╔══

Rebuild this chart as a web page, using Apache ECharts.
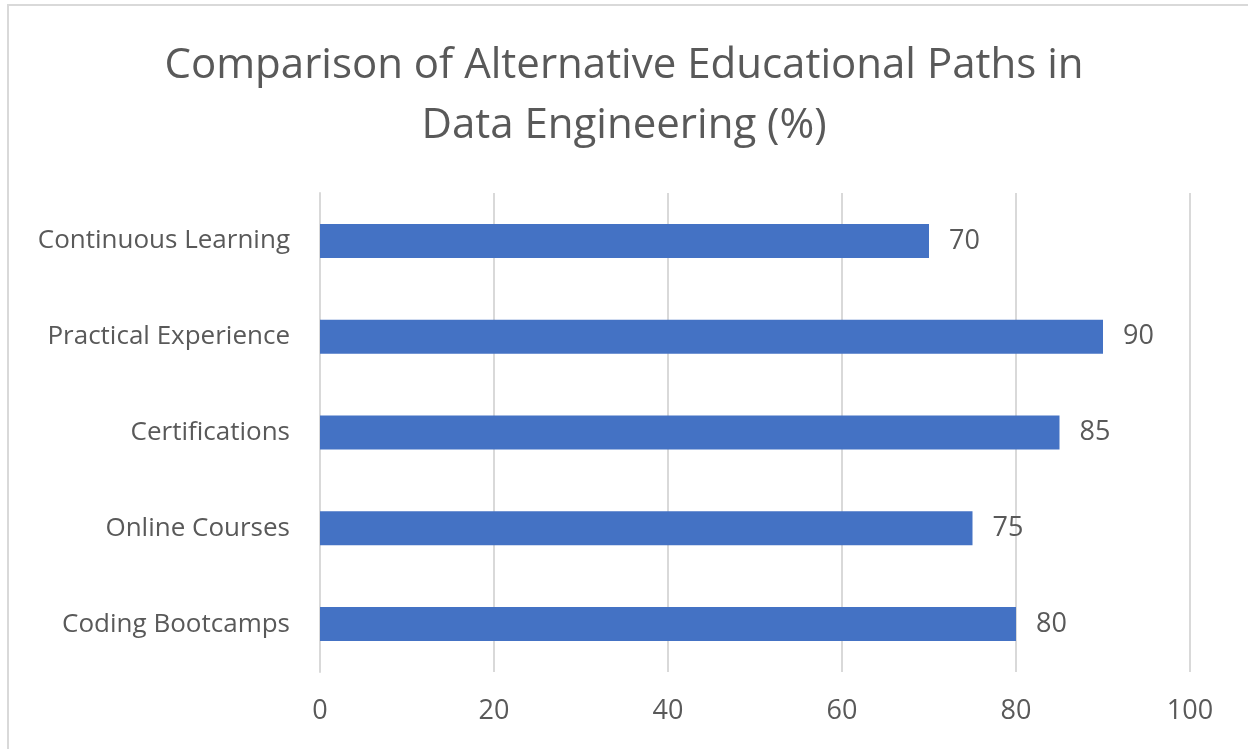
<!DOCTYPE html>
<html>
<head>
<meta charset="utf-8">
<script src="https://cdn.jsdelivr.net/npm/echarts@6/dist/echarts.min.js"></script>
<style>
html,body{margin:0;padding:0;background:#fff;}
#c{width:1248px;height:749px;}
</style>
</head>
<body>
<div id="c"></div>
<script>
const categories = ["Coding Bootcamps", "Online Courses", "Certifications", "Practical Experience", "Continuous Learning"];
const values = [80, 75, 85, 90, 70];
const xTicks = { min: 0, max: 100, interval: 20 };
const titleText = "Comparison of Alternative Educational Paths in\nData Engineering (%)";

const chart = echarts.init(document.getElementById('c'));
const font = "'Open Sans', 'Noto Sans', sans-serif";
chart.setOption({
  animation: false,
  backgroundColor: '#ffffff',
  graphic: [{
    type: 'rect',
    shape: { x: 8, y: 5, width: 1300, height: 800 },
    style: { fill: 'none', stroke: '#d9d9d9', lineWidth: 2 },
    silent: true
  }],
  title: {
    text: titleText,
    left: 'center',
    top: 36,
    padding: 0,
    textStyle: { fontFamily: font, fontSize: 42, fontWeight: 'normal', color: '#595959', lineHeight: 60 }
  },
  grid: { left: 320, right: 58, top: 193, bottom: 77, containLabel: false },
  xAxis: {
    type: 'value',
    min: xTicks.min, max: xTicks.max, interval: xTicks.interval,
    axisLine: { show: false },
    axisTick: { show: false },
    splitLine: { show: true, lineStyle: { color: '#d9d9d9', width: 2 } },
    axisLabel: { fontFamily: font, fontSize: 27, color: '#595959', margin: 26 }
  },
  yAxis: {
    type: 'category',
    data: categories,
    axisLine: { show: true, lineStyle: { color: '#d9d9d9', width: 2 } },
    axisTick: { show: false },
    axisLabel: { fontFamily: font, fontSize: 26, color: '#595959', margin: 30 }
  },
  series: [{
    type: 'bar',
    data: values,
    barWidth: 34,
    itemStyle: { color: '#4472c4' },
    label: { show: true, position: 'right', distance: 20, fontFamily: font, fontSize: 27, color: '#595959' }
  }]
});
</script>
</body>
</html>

╚══

--- The problem ---
Retype everything in the material word for word, minus pictures.

--- Exercise answer ---
Rebuild this chart as a web page, using Apache ECharts.
<!DOCTYPE html>
<html>
<head>
<meta charset="utf-8">
<script src="https://cdn.jsdelivr.net/npm/echarts@6/dist/echarts.min.js"></script>
<style>
html,body{margin:0;padding:0;background:#fff;}
#c{width:1248px;height:749px;}
</style>
</head>
<body>
<div id="c"></div>
<script>
const categories = ["Coding Bootcamps", "Online Courses", "Certifications", "Practical Experience", "Continuous Learning"];
const values = [80, 75, 85, 90, 70];
const xTicks = { min: 0, max: 100, interval: 20 };
const titleText = "Comparison of Alternative Educational Paths in\nData Engineering (%)";

const chart = echarts.init(document.getElementById('c'));
const font = "'Open Sans', 'Noto Sans', sans-serif";
chart.setOption({
  animation: false,
  backgroundColor: '#ffffff',
  graphic: [{
    type: 'rect',
    shape: { x: 8, y: 5, width: 1300, height: 800 },
    style: { fill: 'none', stroke: '#d9d9d9', lineWidth: 2 },
    silent: true
  }],
  title: {
    text: titleText,
    left: 'center',
    top: 36,
    padding: 0,
    textStyle: { fontFamily: font, fontSize: 42, fontWeight: 'normal', color: '#595959', lineHeight: 60 }
  },
  grid: { left: 320, right: 58, top: 193, bottom: 77, containLabel: false },
  xAxis: {
    type: 'value',
    min: xTicks.min, max: xTicks.max, interval: xTicks.interval,
    axisLine: { show: false },
    axisTick: { show: false },
    splitLine: { show: true, lineStyle: { color: '#d9d9d9', width: 2 } },
    axisLabel: { fontFamily: font, fontSize: 27, color: '#595959', margin: 26 }
  },
  yAxis: {
    type: 'category',
    data: categories,
    axisLine: { show: true, lineStyle: { color: '#d9d9d9', width: 2 } },
    axisTick: { show: false },
    axisLabel: { fontFamily: font, fontSize: 26, color: '#595959', margin: 30 }
  },
  series: [{
    type: 'bar',
    data: values,
    barWidth: 34,
    itemStyle: { color: '#4472c4' },
    label: { show: true, position: 'right', distance: 20, fontFamily: font, fontSize: 27, color: '#595959' }
  }]
});
</script>
</body>
</html>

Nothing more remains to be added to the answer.